# Start of Excerpted data
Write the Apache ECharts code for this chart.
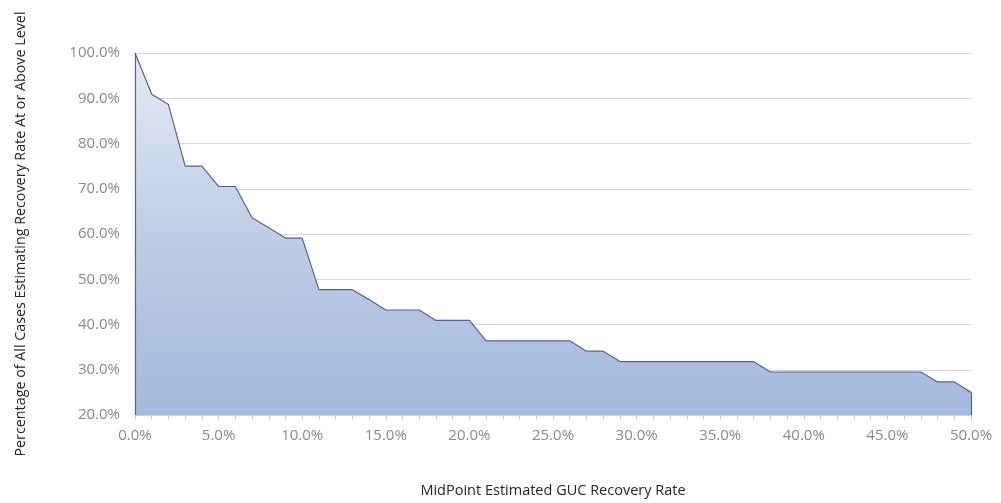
<!DOCTYPE html>
<html>
<head>
<meta charset="utf-8">
<script src="https://cdn.jsdelivr.net/npm/echarts@6/dist/echarts.min.js"></script>
<style>
  html, body { margin: 0; padding: 0; background: #ffffff; }
  #chart { width: 1001px; height: 503px; }
</style>
</head>
<body>
<div id="chart"></div>
<script>
// Midpoint recovery rate levels (percent), one per 1% step
const recoveryLevels = [
  0, 1, 2, 3, 4, 5, 6, 7, 8, 9,
  10, 11, 12, 13, 14, 15, 16, 17, 18, 19,
  20, 21, 22, 23, 24, 25, 26, 27, 28, 29,
  30, 31, 32, 33, 34, 35, 36, 37, 38, 39,
  40, 41, 42, 43, 44, 45, 46, 47, 48, 49, 50
];

// Share of all cases estimating a recovery rate at or above each level
const shareAtOrAbove = [
  1.000, 0.909, 0.886, 0.750, 0.750, 0.705, 0.705, 0.636, 0.614, 0.591,
  0.591, 0.477, 0.477, 0.477, 0.455, 0.432, 0.432, 0.432, 0.409, 0.409,
  0.409, 0.364, 0.364, 0.364, 0.364, 0.364, 0.364, 0.341, 0.341, 0.318,
  0.318, 0.318, 0.318, 0.318, 0.318, 0.318, 0.318, 0.318, 0.295, 0.295,
  0.295, 0.295, 0.295, 0.295, 0.295, 0.295, 0.295, 0.295, 0.273, 0.273, 0.250
];

// Y axis range and step (fractions)
const yMin = 0.2, yMax = 1.0, yStep = 0.1;

const xTitle = 'MidPoint Estimated GUC Recovery Rate';
const yTitle = 'Percentage of All Cases Estimating Recovery Rate At or Above Level';

const fmtPct = v => (v * 100).toFixed(1) + '%';

const chart = echarts.init(document.getElementById('chart'), null, { renderer: 'canvas' });

const lastIdx = recoveryLevels.length - 1;

chart.setOption({
  animation: false,
  backgroundColor: '#ffffff',
  textStyle: { fontFamily: 'Open Sans' },
  grid: { left: 135, right: 30, top: 53, bottom: 87, containLabel: false },
  xAxis: {
    type: 'category',
    data: recoveryLevels.map(v => (v / 100)),
    boundaryGap: false,
    name: xTitle,
    nameLocation: 'middle',
    nameGap: 68,
    nameTextStyle: { color: '#262626', fontSize: 14.5, fontFamily: 'Open Sans' },
    axisLine: { show: true, lineStyle: { color: '#d0d0d0', width: 1 } },
    axisTick: { show: true, interval: 0, length: 5, lineStyle: { color: '#d0d0d0' } },
    axisLabel: {
      interval: 4,
      color: '#8a8a8a',
      fontSize: 15,
      margin: 13,
      formatter: v => fmtPct(Number(v))
    },
    splitLine: { show: false }
  },
  yAxis: {
    type: 'value',
    min: yMin,
    max: yMax,
    interval: yStep,
    name: yTitle,
    nameLocation: 'middle',
    nameGap: 107,
    nameRotate: 90,
    nameTextStyle: { color: '#262626', fontSize: 14.3, fontFamily: 'Open Sans' },
    axisLine: { show: false },
    axisTick: { show: false },
    axisLabel: { color: '#8a8a8a', fontSize: 15, margin: 15, formatter: v => fmtPct(v) },
    splitLine: { show: true, lineStyle: { color: '#d9d9d9', width: 1 } }
  },
  series: [{
    type: 'line',
    data: shareAtOrAbove,
    symbol: 'none',
    smooth: false,
    lineStyle: { color: '#5b5f97', width: 1.2 },
    areaStyle: {
      origin: 'start',
      opacity: 1,
      color: new echarts.graphic.LinearGradient(0, 0, 0, 1, [
        { offset: 0, color: '#e4ebf5' },
        { offset: 0.5, color: '#bfcde6' },
        { offset: 1, color: '#a4b9de' }
      ])
    },
    // vertical borders closing the filled area at both ends
    markLine: {
      silent: true,
      symbol: 'none',
      label: { show: false },
      lineStyle: { color: '#5b5f97', width: 1.2, type: 'solid' },
      data: [
        [{ coord: [0, yMin] }, { coord: [0, shareAtOrAbove[0]] }],
        [{ coord: [lastIdx, yMin] }, { coord: [lastIdx, shareAtOrAbove[lastIdx]] }]
      ]
    }
  }]
});
</script>
</body>
</html>
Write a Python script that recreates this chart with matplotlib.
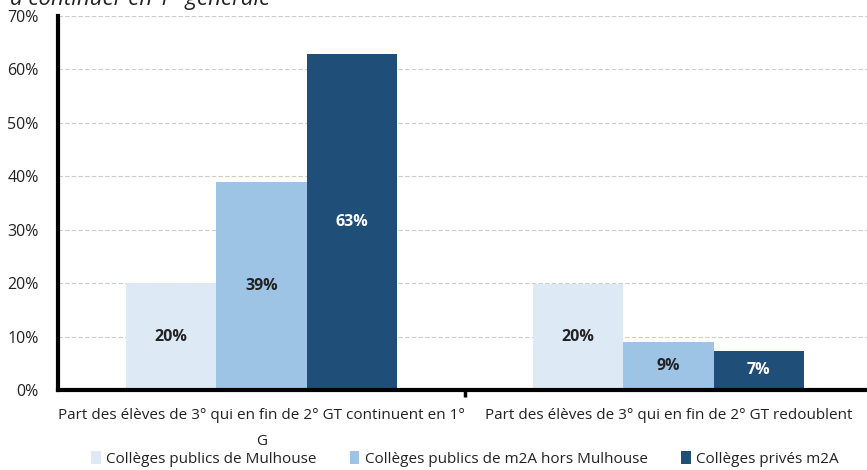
import matplotlib
matplotlib.use("Agg")
import matplotlib.pyplot as plt
from matplotlib.patches import Patch
import numpy as np

categories = ["Part des élèves de 3° qui en fin de 2° GT continuent en 1°\nG",
              "Part des élèves de 3° qui en fin de 2° GT redoublent"]
series_names = ["Collèges publics de Mulhouse",
                "Collèges publics de m2A hors Mulhouse",
                "Collèges privés m2A"]
values = [[20.0, 19.9],
          [39.0, 8.9],
          [62.9, 7.3]]
labels = [["20%", "20%"], ["39%", "9%"], ["63%", "7%"]]
yticks = [0, 10, 20, 30, 40, 50, 60, 70]
colors = ["#dde9f5", "#9dc3e5", "#1f4e78"]
label_colors = ["#222222", "#222222", "white"]

fam = ["Open Sans", "DejaVu Sans"]
plt.rcParams['font.family'] = fam

fig = plt.figure(figsize=(8.67, 4.70), dpi=100)
renderer = fig.canvas.get_renderer()


def fit(s, target_px, base=12, **kw):
    t = fig.text(0, 0, s, fontsize=base, **kw)
    w = t.get_window_extent(renderer).width
    t.remove()
    return base * target_px / w


ax = fig.add_axes([58/867, 80/470, 814/867, 374/470])

x = np.arange(len(categories))
w = 0.222
for i, (vals, col) in enumerate(zip(values, colors)):
    pos = x + (i - 1) * w
    ax.bar(pos, vals, width=w, color=col, zorder=2)
    for p, v, lab in zip(pos, vals, labels[i]):
        ax.text(p, v / 2, lab, ha='center', va='center', fontsize=11.5,
                fontweight='bold', color=label_colors[i], zorder=3)

ax.set_xlim(-0.5, 1.5)
ax.set_ylim(0, 70)
ax.set_yticks(yticks)
ax.set_yticklabels([f"{t}%" for t in yticks], fontsize=11.5, color="#222222")
ax.tick_params(axis='y', length=0, pad=14)

xl_size = fit(categories[0].split("\n")[0], 405)
ax.set_xticks(x)
ax.set_xticklabels(categories, fontsize=xl_size, color="#222222", linespacing=2.0)
ax.tick_params(axis='x', length=0, pad=13)
ax.set_xticks([0.5], minor=True)
ax.tick_params(axis='x', which='minor', length=5, width=2.5, color='black')
ax.grid(axis='y', color='#cccccc', linestyle=(0, (4, 2)), linewidth=0.8, zorder=0)
for s in ['top', 'right']:
    ax.spines[s].set_visible(False)
ax.spines['left'].set_linewidth(3)
ax.spines['bottom'].set_linewidth(3)
ax.spines['bottom'].set_zorder(5)

title = "à continuer en 1° générale"
t_size = fit(title, 260, style='italic')
fig.text(10/867, 1 - 5/470, title, fontsize=t_size,
         style='italic', ha='left', va='baseline', color='#222222')

lg_size = fit(series_names[0], 210)
handles = [Patch(facecolor=c, edgecolor='none') for c in colors]
fig.legend(handles, series_names, loc='center', ncol=3,
           bbox_to_anchor=(465/867, 11/470), frameon=False,
           prop={'size': lg_size}, handlelength=0.6, handleheight=0.95,
           handletextpad=0.35, columnspacing=2.2, labelcolor='#222222',
           borderpad=0, borderaxespad=0)

fig.savefig("out.png", dpi=100)
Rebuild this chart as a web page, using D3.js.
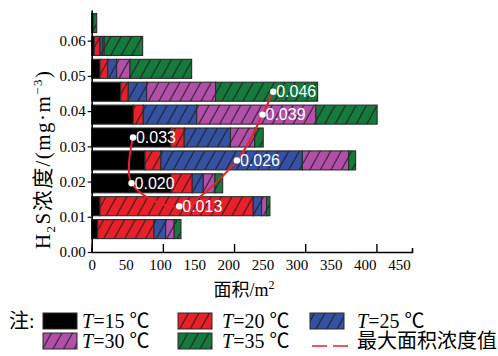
# End of Excerpted data
Goal:
Return only the lines from the start of the data through the line that contains "const lastIdx = recoveryLevels.length - 1;", please, copying them exactly and omitting all pictures.

Answer below:
Write the Apache ECharts code for this chart.
<!DOCTYPE html>
<html>
<head>
<meta charset="utf-8">
<script src="https://cdn.jsdelivr.net/npm/echarts@6/dist/echarts.min.js"></script>
<style>
  html, body { margin: 0; padding: 0; background: #ffffff; }
  #chart { width: 1001px; height: 503px; }
</style>
</head>
<body>
<div id="chart"></div>
<script>
// Midpoint recovery rate levels (percent), one per 1% step
const recoveryLevels = [
  0, 1, 2, 3, 4, 5, 6, 7, 8, 9,
  10, 11, 12, 13, 14, 15, 16, 17, 18, 19,
  20, 21, 22, 23, 24, 25, 26, 27, 28, 29,
  30, 31, 32, 33, 34, 35, 36, 37, 38, 39,
  40, 41, 42, 43, 44, 45, 46, 47, 48, 49, 50
];

// Share of all cases estimating a recovery rate at or above each level
const shareAtOrAbove = [
  1.000, 0.909, 0.886, 0.750, 0.750, 0.705, 0.705, 0.636, 0.614, 0.591,
  0.591, 0.477, 0.477, 0.477, 0.455, 0.432, 0.432, 0.432, 0.409, 0.409,
  0.409, 0.364, 0.364, 0.364, 0.364, 0.364, 0.364, 0.341, 0.341, 0.318,
  0.318, 0.318, 0.318, 0.318, 0.318, 0.318, 0.318, 0.318, 0.295, 0.295,
  0.295, 0.295, 0.295, 0.295, 0.295, 0.295, 0.295, 0.295, 0.273, 0.273, 0.250
];

// Y axis range and step (fractions)
const yMin = 0.2, yMax = 1.0, yStep = 0.1;

const xTitle = 'MidPoint Estimated GUC Recovery Rate';
const yTitle = 'Percentage of All Cases Estimating Recovery Rate At or Above Level';

const fmtPct = v => (v * 100).toFixed(1) + '%';

const chart = echarts.init(document.getElementById('chart'), null, { renderer: 'canvas' });

const lastIdx = recoveryLevels.length - 1;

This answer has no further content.